* **OBJECTIVE**: Restate word for word the lines of the records below, starting at the line that contains "Output the Python" and ending at the line that contains "888, 596, 516, 258, 1450, 5700, 1170, 1594, 1134]", with both of those lines included and nothing else.

## START SUPPLIED MATERIAL

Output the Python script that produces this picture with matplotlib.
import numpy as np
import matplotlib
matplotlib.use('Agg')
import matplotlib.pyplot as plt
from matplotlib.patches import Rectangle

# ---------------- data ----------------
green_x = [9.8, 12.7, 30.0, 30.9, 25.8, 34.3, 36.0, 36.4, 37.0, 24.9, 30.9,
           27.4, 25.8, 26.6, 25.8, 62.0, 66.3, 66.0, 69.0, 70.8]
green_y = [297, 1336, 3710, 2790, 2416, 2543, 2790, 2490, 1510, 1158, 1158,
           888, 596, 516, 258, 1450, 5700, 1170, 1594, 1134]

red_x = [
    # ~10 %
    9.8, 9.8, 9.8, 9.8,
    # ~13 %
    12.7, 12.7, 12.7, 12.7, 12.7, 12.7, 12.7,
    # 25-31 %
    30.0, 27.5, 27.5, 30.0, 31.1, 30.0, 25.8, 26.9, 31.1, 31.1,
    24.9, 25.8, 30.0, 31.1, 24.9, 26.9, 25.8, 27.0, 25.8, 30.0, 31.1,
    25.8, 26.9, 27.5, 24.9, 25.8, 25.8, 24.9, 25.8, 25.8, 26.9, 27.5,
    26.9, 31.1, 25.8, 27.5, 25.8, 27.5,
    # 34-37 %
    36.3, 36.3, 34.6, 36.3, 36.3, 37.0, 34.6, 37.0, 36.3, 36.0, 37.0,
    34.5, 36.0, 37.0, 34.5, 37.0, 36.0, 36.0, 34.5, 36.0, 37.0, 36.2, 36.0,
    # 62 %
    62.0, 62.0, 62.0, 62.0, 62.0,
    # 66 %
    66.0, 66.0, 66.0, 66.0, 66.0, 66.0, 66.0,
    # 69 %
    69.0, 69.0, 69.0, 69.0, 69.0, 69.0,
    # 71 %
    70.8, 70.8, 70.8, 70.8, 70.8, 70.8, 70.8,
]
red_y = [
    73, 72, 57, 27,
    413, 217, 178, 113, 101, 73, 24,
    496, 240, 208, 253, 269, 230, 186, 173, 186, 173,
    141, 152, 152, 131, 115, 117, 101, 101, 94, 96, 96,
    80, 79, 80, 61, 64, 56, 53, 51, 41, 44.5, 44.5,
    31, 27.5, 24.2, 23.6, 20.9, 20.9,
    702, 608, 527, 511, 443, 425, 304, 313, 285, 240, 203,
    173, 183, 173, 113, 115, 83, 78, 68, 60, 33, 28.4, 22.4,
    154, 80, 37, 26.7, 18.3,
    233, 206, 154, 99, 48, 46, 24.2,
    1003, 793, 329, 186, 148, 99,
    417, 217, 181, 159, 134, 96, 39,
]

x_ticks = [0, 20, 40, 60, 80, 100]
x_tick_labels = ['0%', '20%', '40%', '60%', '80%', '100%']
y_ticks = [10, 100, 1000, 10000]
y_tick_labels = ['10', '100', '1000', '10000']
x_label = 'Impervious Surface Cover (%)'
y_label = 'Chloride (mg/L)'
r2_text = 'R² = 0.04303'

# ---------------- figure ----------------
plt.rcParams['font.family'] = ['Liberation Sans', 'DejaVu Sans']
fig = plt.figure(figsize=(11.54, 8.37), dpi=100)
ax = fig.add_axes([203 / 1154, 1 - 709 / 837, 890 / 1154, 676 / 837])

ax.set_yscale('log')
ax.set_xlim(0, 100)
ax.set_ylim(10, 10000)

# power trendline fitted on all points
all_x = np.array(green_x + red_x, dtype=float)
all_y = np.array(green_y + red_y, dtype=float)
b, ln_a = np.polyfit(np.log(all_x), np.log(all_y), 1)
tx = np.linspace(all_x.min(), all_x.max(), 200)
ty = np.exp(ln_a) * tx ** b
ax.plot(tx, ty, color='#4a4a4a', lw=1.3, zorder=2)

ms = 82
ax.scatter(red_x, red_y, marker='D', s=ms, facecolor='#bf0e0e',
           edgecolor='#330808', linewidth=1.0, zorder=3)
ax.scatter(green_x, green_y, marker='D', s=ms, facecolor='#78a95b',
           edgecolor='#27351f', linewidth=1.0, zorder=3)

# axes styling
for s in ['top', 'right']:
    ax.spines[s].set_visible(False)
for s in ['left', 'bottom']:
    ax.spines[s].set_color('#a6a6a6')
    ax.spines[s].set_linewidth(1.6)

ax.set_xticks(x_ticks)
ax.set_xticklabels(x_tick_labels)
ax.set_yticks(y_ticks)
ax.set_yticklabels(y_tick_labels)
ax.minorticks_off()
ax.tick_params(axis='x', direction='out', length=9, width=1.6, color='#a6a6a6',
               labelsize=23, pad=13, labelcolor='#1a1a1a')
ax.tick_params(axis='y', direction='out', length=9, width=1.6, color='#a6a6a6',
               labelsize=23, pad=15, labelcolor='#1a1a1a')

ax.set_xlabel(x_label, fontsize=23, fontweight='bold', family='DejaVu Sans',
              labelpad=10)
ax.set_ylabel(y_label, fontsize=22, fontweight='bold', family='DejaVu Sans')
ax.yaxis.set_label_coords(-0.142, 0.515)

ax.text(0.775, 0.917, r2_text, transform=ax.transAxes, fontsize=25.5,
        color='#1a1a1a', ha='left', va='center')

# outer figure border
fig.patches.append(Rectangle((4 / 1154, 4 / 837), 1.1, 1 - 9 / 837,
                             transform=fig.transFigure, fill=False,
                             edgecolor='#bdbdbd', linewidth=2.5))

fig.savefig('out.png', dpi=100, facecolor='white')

## END SUPPLIED MATERIAL
## START SUPPLIED MATERIAL

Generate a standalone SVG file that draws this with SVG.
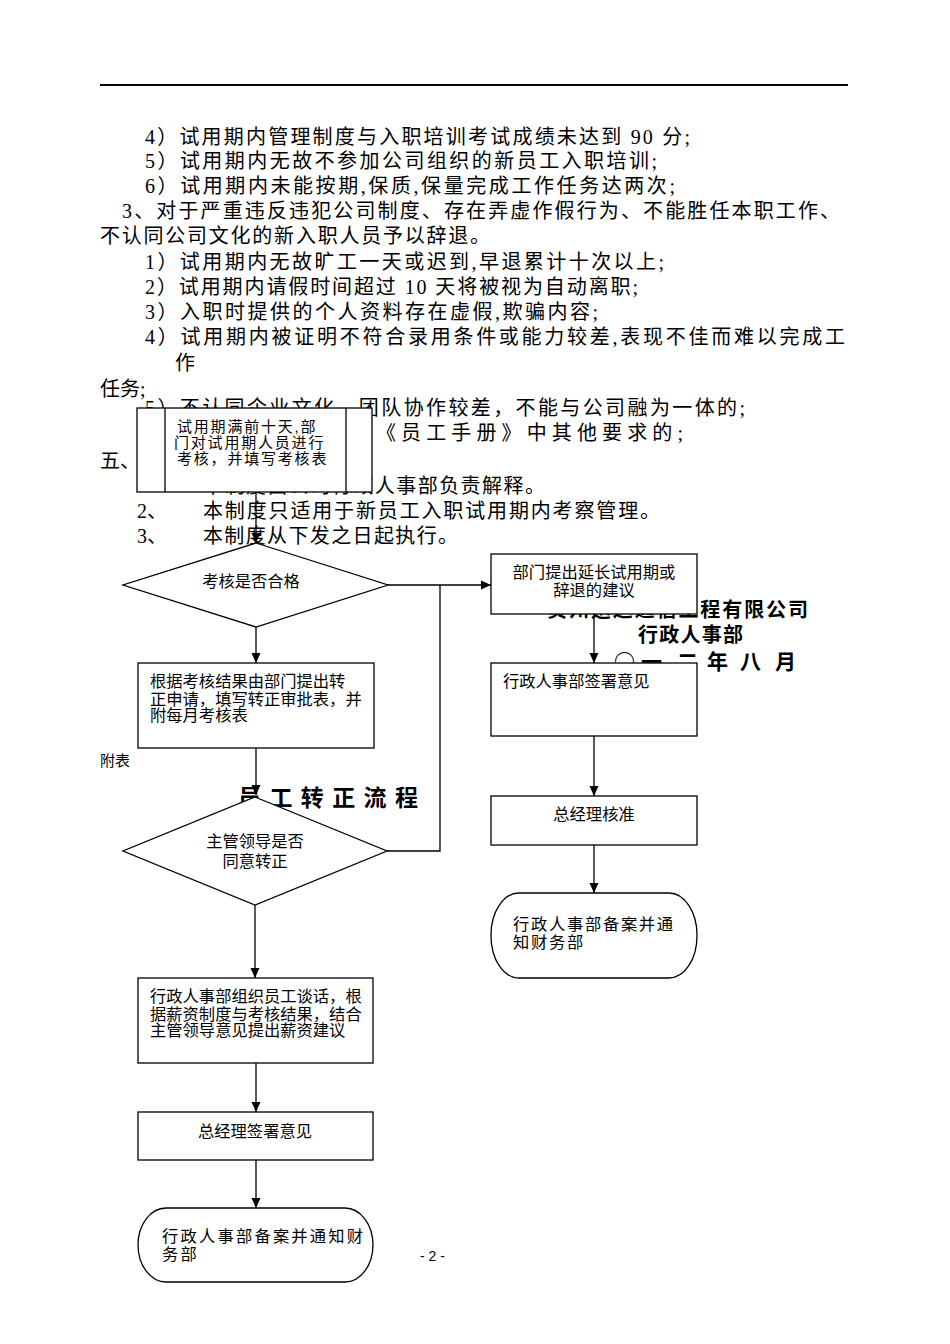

## END SUPPLIED MATERIAL

* **THE ANSWER**:
Output the Python script that produces this picture with matplotlib.
import numpy as np
import matplotlib
matplotlib.use('Agg')
import matplotlib.pyplot as plt
from matplotlib.patches import Rectangle

# ---------------- data ----------------
green_x = [9.8, 12.7, 30.0, 30.9, 25.8, 34.3, 36.0, 36.4, 37.0, 24.9, 30.9,
           27.4, 25.8, 26.6, 25.8, 62.0, 66.3, 66.0, 69.0, 70.8]
green_y = [297, 1336, 3710, 2790, 2416, 2543, 2790, 2490, 1510, 1158, 1158,
           888, 596, 516, 258, 1450, 5700, 1170, 1594, 1134]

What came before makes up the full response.